Andy Murray outlasted Kei Nishikori in a marathon three-set tussle to put one foot in the semi-finals at the Barclays ATP World Tour Finals in London

Murray battles past Nishikori



Originally published on 16/11/16 00:00

In a match lasting three hours and 20 minutes – the longest recorded match in ATP Finals history – Murray demonstrated the dogged determination that has helped him climb to world No.1 this year as he came from behind to defeat Nishikori 6-7(9) 6-4 6-4.

Stan Wawrinka's 7-6(3) 7-6(3) victory over Marin Cilic means Murray is not yet guaranteed a place in Saturday's semi-finals – although with two wins from two his fate is in his own hands – he will finish top of John McEnroe group if he beats Wawrinka on Friday. It will be a three-horse race for two semi-final spots; Nishikori can qualify, but defeat to Wawrinka ended Cilic's chances of reaching the last four.

For Murray, it is the first time he has won his opening two round robin matches since he made his debut at the event in Shanghai in 2008. Although he boasted seven wins from nine previous meetings against Nishikori, two of their three meetings this season had gone the distance, including their most recent encounter, when Nishikori upset Murray in the US Open quarter-finals – one of only three defeats suffered by the Scot since the French Open final in June.

Nishikori’s tactics looked to be troubling Murray once again as the No.5 seed created a number of openings on his opponent’s serve early in the match, but Murray saved three break points (in three separate service games).  Murray's first break point was a set point, but he was unable to convert, and the set was decided by a tense tiebreak, which Nishikori took on his fifth set point after 18 minutes.

The 85-minute first set appeared to take its toll on Nishikori as Murray broke in the second set, and although Nishikori levelled for 4-4, Murray pulled away once again, before converting his third set point to force a decider.

Two unfortunate net cords for Nishikori saw him surrender a break in the third game of the final set, and Murray held firm to maintain his advantage.

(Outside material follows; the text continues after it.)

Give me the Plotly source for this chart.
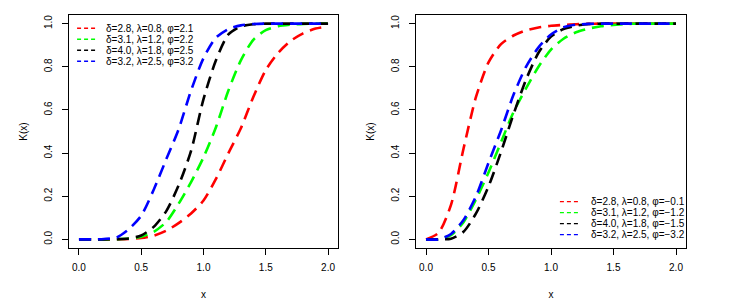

With the finish line in sight, he raced to a 5-1 lead, only to hand a break back with a double fault. In the end, it did not matter, and Murray sealed the victory to extend his winning streak to 21 consecutive matches.

"He does move the ball around extremely well, better than anyone maybe," said Murray. "It was physically tough. Thankfully I was getting quite a few free points on my own serve, which helped. It wasn't easy because I wasn't able to dictate many of the points, it felt. More so in the third set I was able to. But not in the first couple sets. I was having to run, fight, get as many balls back as I could."